Restore to Factory Settings: What to Do When a Change Programme Goes Wrong by Isabel Evans.
Isabel started her talk explaining what influence diagrams were about. And since the example found at Wikipedia is TLWR, she used a simple example.
She told us that when she gets sad, then she eats chocolate.
when she eats chocolate, then she gains weight.
When she gains weight, she gets sad.
And expressed this with a simple influence diagram.
Instead of using a mindmap where some items are related or belong to some others, in a influence diagram there is a circular relationship between all elements, creating a ecosystem of influences that helps us understand change, or why things got to a certain state.
Once this was clear, she moved on and explained how she started working for a big company with the mission of improve testing, and how she found out that it was not enough to improve testing, but that a lot of global improvements across the whole company had to take place in order to improve testing.
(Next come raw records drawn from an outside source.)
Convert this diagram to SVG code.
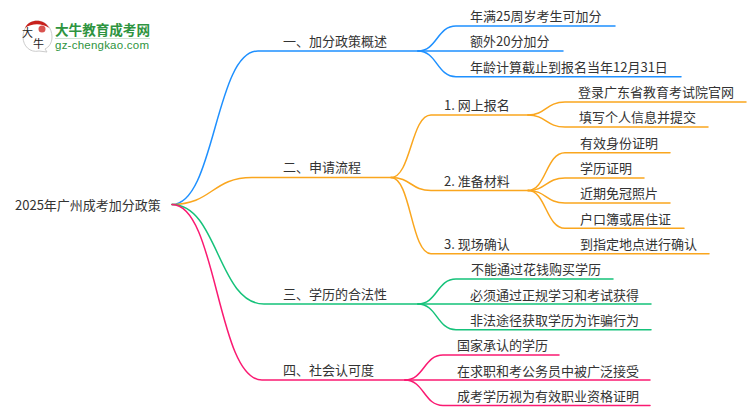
<svg xmlns="http://www.w3.org/2000/svg" width="750" height="410" viewBox="0 0 750 410">
<style>
text{font-family:"Noto Sans CJK SC","Liberation Sans",sans-serif;font-size:13px;fill:#333}
.c{fill:none;stroke-width:1.5;stroke-linecap:round}
.b{stroke:#1e90ff}.o{stroke:#faa61e}.g{stroke:#15c27a}.p{stroke:#fa1a72}
</style>
<rect width="750" height="410" fill="#fff"/>
<g id="logo">
<path d="M37 21C46 21 52 28 52 37C52 43 49 47 45 49L47 52L39 51C30 53 23 46 23 37C23 28 29 21 37 21Z" fill="#fff" stroke="#ccc" stroke-width="1"/>
<path d="M25 28C29 19 44 18 49 28C42 23 32 23 25 28Z" fill="#c8201c"/>
<circle cx="42" cy="29" r="3.500" fill="#d9534f"/>
<text x="22" y="37" style="font-size:11px;fill:#222">大</text>
<text x="33" y="47.500" style="font-size:11px;fill:#222">牛</text>
<text x="55" y="35" style="font-size:13.600px;font-weight:700;fill:#2e9440" textLength="95">大牛教育成考网</text>
<rect x="55" y="38" width="95" height="1" fill="#cfe3d2"/>
<text x="55" y="48.500" style="font-size:11.500px;fill:#2e9440;font-family:'Liberation Sans',sans-serif" textLength="94">gz-chengkao.com</text>
</g>
<g id="connectors">
<path class="c b" d="M172 204.500C215 204.500 215 51 258 51H418"/>
<path class="c o" d="M172 204.500C212 204.500 212 177.500 252 177.500H391"/>
<path class="c g" d="M172 204.500C218 204.500 218 304 264 304H418"/>
<path class="c p" d="M172 204.500C217 204.500 217 380 262 380H405"/>
<path class="c b" d="M418 51C437 51 437 26 456 26H615"/>
<path class="c b" d="M418 51H563"/>
<path class="c b" d="M418 51C437 51 437 76.700 456 76.700H681"/>
<path class="c o" d="M391 177.500C411 177.500 411 115 431 115H528"/>
<path class="c o" d="M391 177.500C411 177.500 411 190.500 431 190.500H528"/>
<path class="c o" d="M391 177.500C411 177.500 411 253.700 431 253.700H709"/>
<path class="c o" d="M528 115C546 115 546 102 565 102H746"/>
<path class="c o" d="M528 115C546 115 546 127 565 127H708"/>
<path class="c o" d="M528 190.500C546 190.500 546 152.700 565 152.700H670"/>
<path class="c o" d="M528 190.500C546 190.500 546 178 565 178H644"/>
<path class="c o" d="M528 190.500C546 190.500 546 203 565 203H670"/>
<path class="c o" d="M528 190.500C546 190.500 546 228.300 565 228.300H684"/>
<path class="c g" d="M418 304C437 304 437 279 456 279H613"/>
<path class="c g" d="M418 304H651"/>
<path class="c g" d="M418 304C437 304 437 329.700 456 329.700H651"/>
<path class="c p" d="M405 380C424 380 424 355 443 355H559"/>
<path class="c p" d="M405 380H650"/>
<path class="c p" d="M405 380C424 380 424 405.500 443 405.500H650"/>
</g>
<g id="root"><text x="15" y="210">2025年广州成考加分政策</text></g>
<g id="n1"><text x="283" y="46">一、加分政策概述</text></g>
<g id="n1a"><text x="470" y="21">年满25周岁考生可加分</text></g>
<g id="n1b"><text x="470" y="46">额外20分加分</text></g>
<g id="n1c"><text x="470" y="72">年龄计算截止到报名当年12月31日</text></g>
<g id="n2"><text x="283" y="172">二、申请流程</text></g>
<g id="n21"><text x="444" y="110">1. 网上报名</text></g>
<g id="n21a"><text x="578" y="97">登录广东省教育考试院官网</text></g>
<g id="n21b"><text x="579" y="122">填写个人信息并提交</text></g>
<g id="n22"><text x="444" y="186">2. 准备材料</text></g>
<g id="n22a"><text x="580" y="148">有效身份证明</text></g>
<g id="n22b"><text x="580" y="173">学历证明</text></g>
<g id="n22c"><text x="580" y="198">近期免冠照片</text></g>
<g id="n22d"><text x="580" y="224">户口簿或居住证</text></g>
<g id="n23"><text x="444" y="249">3. 现场确认</text></g>
<g id="n23a"><text x="580" y="249">到指定地点进行确认</text></g>
<g id="n3"><text x="283" y="299">三、学历的合法性</text></g>
<g id="n3a"><text x="471" y="274">不能通过花钱购买学历</text></g>
<g id="n3b"><text x="470" y="300">必须通过正规学习和考试获得</text></g>
<g id="n3c"><text x="470" y="325">非法途径获取学历为诈骗行为</text></g>
<g id="n4"><text x="283" y="375">四、社会认可度</text></g>
<g id="n4a"><text x="457" y="350">国家承认的学历</text></g>
<g id="n4b"><text x="457" y="376">在求职和考公务员中被广泛接受</text></g>
<g id="n4c"><text x="457" y="401">成考学历视为有效职业资格证明</text></g>
</svg>
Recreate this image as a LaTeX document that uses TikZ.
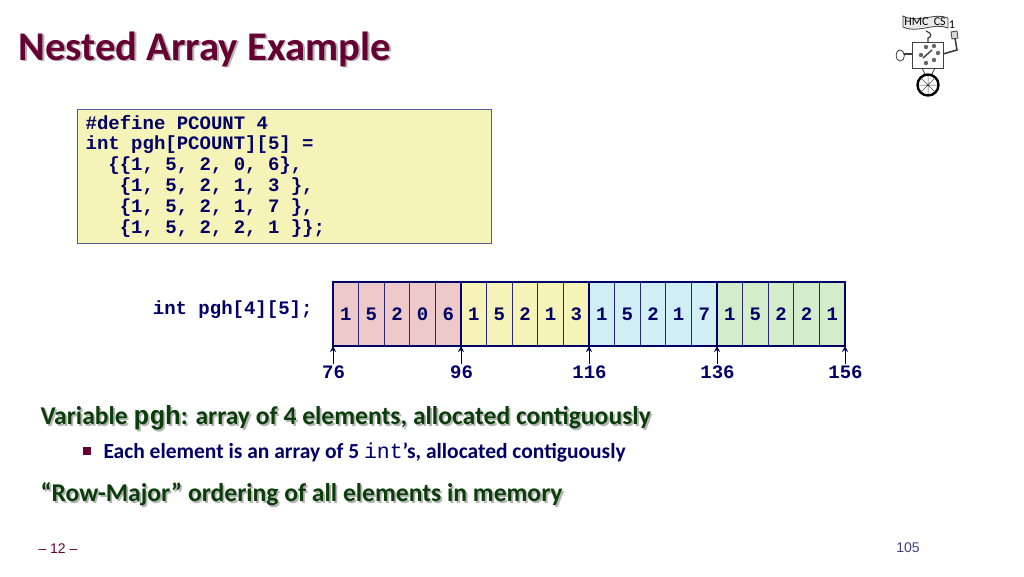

Check out her initial plan in green, and the influences she found out that were happening in red:
Also, she found out how the influence of management was impacting the developers, and came up with another nice diagram:
At the end of her talk, she linked her example to Joels law of leaky abstractions and how this law does not only apply to software, but also to process and relations inside the company.
What I got out of it:
I wasn't aware of influence diagrams as a powerful tool to explain circular cause-effect conditions, but since this talk, I think it's going to be a new tool in my belt.
At our peerTransfer office we have a nice influence diagram about development speed, just by the coffee machine.